▶ Written instruction
Extract everything from the first line through the line with "(tr) at (216,0);", both ends included, except for any pictures.

▶ Dataset section
-=-=-=-=-

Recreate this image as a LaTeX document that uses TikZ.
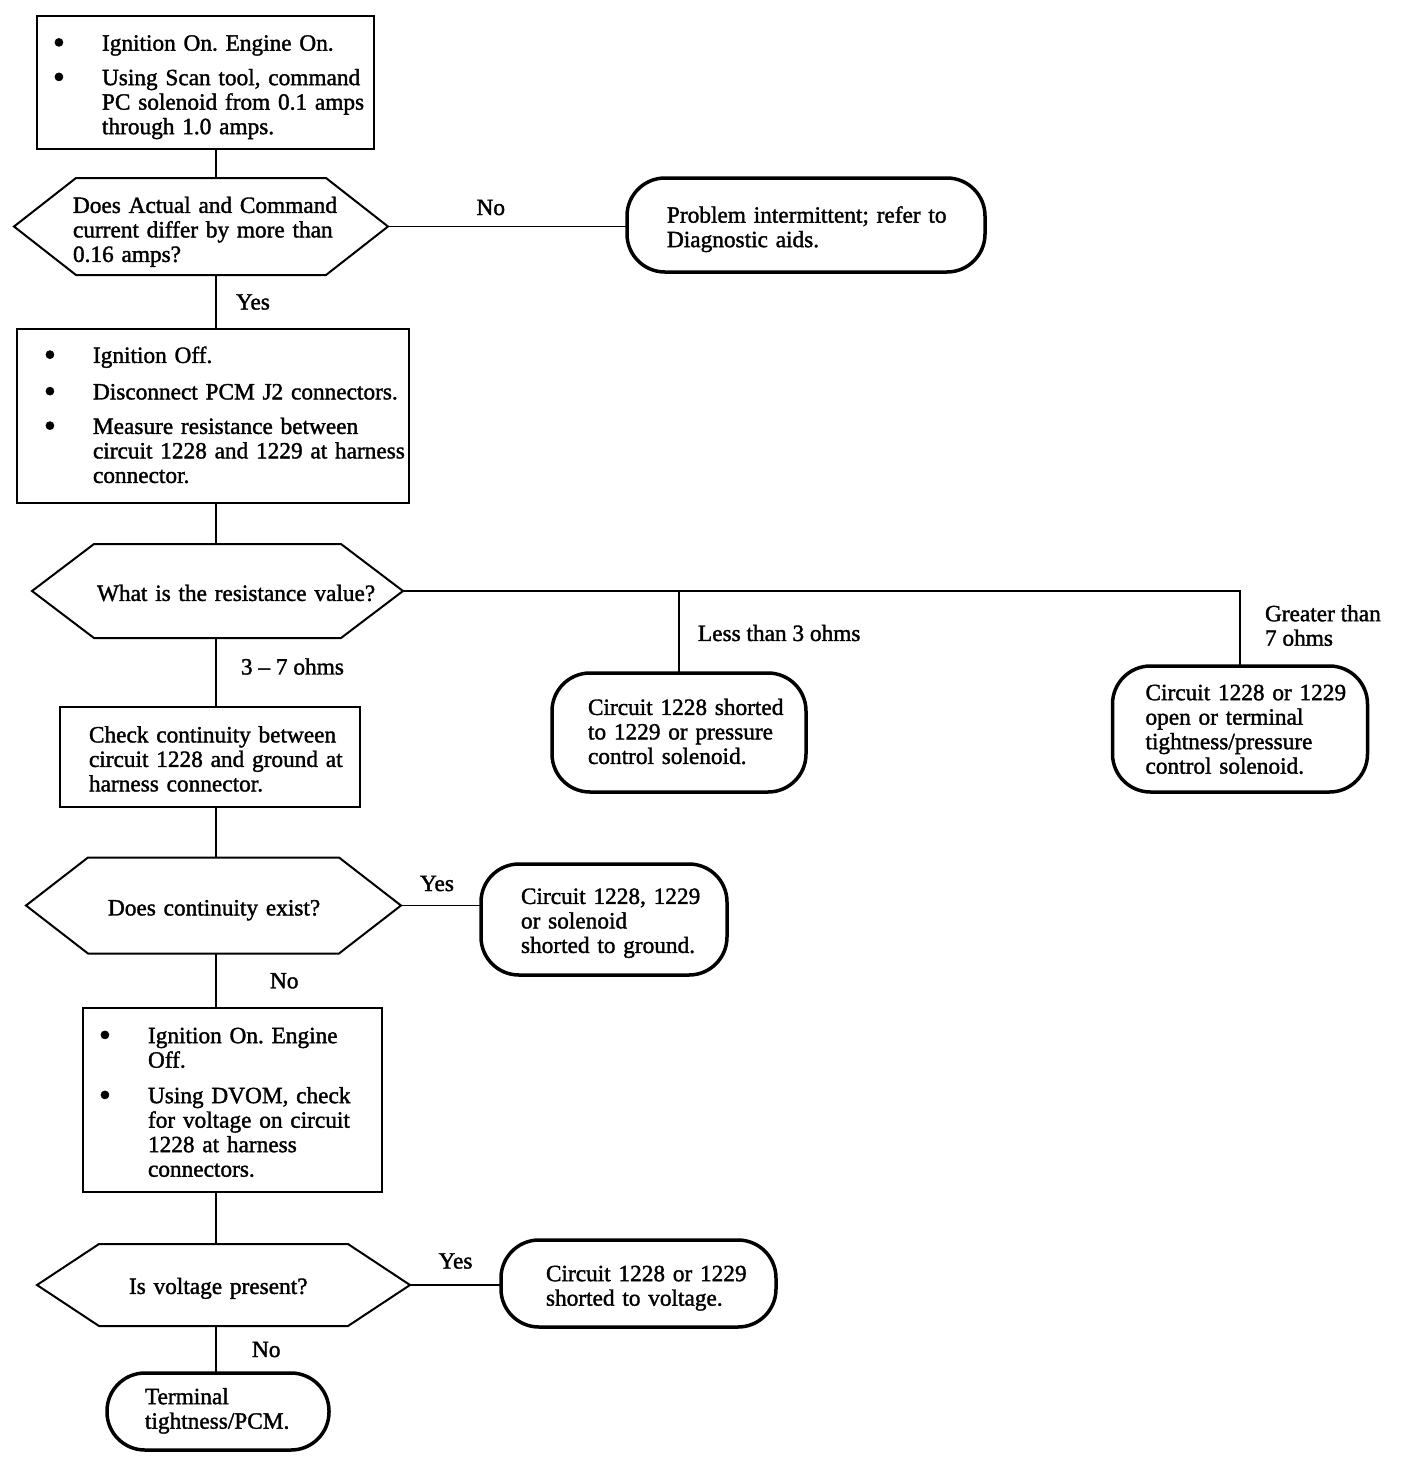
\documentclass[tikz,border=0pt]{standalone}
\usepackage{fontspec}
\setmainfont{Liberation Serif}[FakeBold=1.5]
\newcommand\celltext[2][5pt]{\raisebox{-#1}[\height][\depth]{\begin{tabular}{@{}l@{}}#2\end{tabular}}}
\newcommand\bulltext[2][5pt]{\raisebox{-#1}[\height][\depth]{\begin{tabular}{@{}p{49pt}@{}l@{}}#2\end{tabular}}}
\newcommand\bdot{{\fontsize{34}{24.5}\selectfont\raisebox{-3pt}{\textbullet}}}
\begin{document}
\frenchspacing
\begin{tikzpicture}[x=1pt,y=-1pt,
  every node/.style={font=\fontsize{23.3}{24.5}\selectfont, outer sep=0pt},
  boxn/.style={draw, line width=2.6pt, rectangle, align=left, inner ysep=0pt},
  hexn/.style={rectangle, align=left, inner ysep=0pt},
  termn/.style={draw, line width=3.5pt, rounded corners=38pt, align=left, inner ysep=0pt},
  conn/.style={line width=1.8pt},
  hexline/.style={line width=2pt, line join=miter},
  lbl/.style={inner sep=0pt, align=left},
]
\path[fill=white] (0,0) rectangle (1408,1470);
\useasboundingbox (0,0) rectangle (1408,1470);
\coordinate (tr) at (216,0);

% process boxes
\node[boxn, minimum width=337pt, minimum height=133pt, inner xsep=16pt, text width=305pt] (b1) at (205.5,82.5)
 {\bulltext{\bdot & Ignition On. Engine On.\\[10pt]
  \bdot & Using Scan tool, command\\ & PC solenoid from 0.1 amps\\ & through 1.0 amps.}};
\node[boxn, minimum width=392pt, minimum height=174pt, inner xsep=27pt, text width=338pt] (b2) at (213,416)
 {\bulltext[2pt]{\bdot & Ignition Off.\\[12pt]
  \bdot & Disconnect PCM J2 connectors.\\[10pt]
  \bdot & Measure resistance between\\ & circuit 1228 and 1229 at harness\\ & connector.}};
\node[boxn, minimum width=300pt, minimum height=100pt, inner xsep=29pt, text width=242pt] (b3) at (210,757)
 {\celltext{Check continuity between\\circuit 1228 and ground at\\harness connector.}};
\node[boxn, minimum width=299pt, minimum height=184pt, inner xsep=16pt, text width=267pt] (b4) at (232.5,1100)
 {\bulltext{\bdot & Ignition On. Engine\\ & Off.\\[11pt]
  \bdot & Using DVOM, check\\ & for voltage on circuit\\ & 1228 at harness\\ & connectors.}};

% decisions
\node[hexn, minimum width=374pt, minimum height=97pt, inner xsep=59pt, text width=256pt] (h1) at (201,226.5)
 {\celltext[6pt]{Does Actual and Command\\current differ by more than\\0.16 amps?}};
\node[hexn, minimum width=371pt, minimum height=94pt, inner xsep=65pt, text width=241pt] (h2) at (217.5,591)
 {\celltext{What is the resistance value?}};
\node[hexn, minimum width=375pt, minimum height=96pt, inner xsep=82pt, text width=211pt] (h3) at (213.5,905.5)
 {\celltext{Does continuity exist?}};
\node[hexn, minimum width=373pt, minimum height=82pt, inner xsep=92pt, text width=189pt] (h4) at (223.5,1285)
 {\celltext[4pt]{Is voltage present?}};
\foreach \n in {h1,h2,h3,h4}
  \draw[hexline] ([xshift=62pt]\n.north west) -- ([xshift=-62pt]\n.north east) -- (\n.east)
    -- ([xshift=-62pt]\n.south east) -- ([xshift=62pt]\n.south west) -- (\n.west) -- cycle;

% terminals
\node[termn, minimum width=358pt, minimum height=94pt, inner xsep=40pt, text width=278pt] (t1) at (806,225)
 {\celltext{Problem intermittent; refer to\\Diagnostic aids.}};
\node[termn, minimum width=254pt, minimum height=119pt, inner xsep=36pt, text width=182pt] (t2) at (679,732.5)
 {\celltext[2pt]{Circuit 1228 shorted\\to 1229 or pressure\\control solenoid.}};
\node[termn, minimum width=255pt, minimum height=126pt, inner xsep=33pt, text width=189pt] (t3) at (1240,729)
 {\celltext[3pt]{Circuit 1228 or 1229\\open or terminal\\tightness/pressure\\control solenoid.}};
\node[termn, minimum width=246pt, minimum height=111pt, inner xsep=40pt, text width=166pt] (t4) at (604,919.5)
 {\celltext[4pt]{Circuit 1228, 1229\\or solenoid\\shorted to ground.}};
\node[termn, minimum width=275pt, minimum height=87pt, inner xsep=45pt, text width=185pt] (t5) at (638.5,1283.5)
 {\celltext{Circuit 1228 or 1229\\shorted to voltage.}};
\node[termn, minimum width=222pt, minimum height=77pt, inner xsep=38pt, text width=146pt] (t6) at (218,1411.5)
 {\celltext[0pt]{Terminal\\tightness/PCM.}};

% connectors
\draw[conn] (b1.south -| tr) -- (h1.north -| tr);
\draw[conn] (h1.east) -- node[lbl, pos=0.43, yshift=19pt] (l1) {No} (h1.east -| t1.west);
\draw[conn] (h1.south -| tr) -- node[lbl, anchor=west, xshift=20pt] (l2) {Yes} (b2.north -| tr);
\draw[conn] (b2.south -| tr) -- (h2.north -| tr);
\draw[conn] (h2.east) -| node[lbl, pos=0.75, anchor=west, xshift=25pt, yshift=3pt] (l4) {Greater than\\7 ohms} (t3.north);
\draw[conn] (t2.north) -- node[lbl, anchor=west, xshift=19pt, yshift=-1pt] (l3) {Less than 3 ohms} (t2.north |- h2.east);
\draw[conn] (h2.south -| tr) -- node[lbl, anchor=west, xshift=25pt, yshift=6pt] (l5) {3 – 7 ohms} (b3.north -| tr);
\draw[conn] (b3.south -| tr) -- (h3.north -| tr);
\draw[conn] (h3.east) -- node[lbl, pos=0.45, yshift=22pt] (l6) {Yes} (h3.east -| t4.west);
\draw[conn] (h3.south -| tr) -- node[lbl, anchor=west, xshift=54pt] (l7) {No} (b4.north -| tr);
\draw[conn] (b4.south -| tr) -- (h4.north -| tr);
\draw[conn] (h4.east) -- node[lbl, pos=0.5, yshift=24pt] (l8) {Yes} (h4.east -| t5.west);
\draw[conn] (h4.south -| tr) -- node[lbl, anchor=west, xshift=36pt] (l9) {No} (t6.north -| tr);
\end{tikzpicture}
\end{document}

-=-=-=-=-

▶ Exercise output
Recreate this image as a LaTeX document that uses TikZ.
\documentclass[tikz,border=0pt]{standalone}
\usepackage{fontspec}
\setmainfont{Liberation Serif}[FakeBold=1.5]
\newcommand\celltext[2][5pt]{\raisebox{-#1}[\height][\depth]{\begin{tabular}{@{}l@{}}#2\end{tabular}}}
\newcommand\bulltext[2][5pt]{\raisebox{-#1}[\height][\depth]{\begin{tabular}{@{}p{49pt}@{}l@{}}#2\end{tabular}}}
\newcommand\bdot{{\fontsize{34}{24.5}\selectfont\raisebox{-3pt}{\textbullet}}}
\begin{document}
\frenchspacing
\begin{tikzpicture}[x=1pt,y=-1pt,
  every node/.style={font=\fontsize{23.3}{24.5}\selectfont, outer sep=0pt},
  boxn/.style={draw, line width=2.6pt, rectangle, align=left, inner ysep=0pt},
  hexn/.style={rectangle, align=left, inner ysep=0pt},
  termn/.style={draw, line width=3.5pt, rounded corners=38pt, align=left, inner ysep=0pt},
  conn/.style={line width=1.8pt},
  hexline/.style={line width=2pt, line join=miter},
  lbl/.style={inner sep=0pt, align=left},
]
\path[fill=white] (0,0) rectangle (1408,1470);
\useasboundingbox (0,0) rectangle (1408,1470);
\coordinate (tr) at (216,0);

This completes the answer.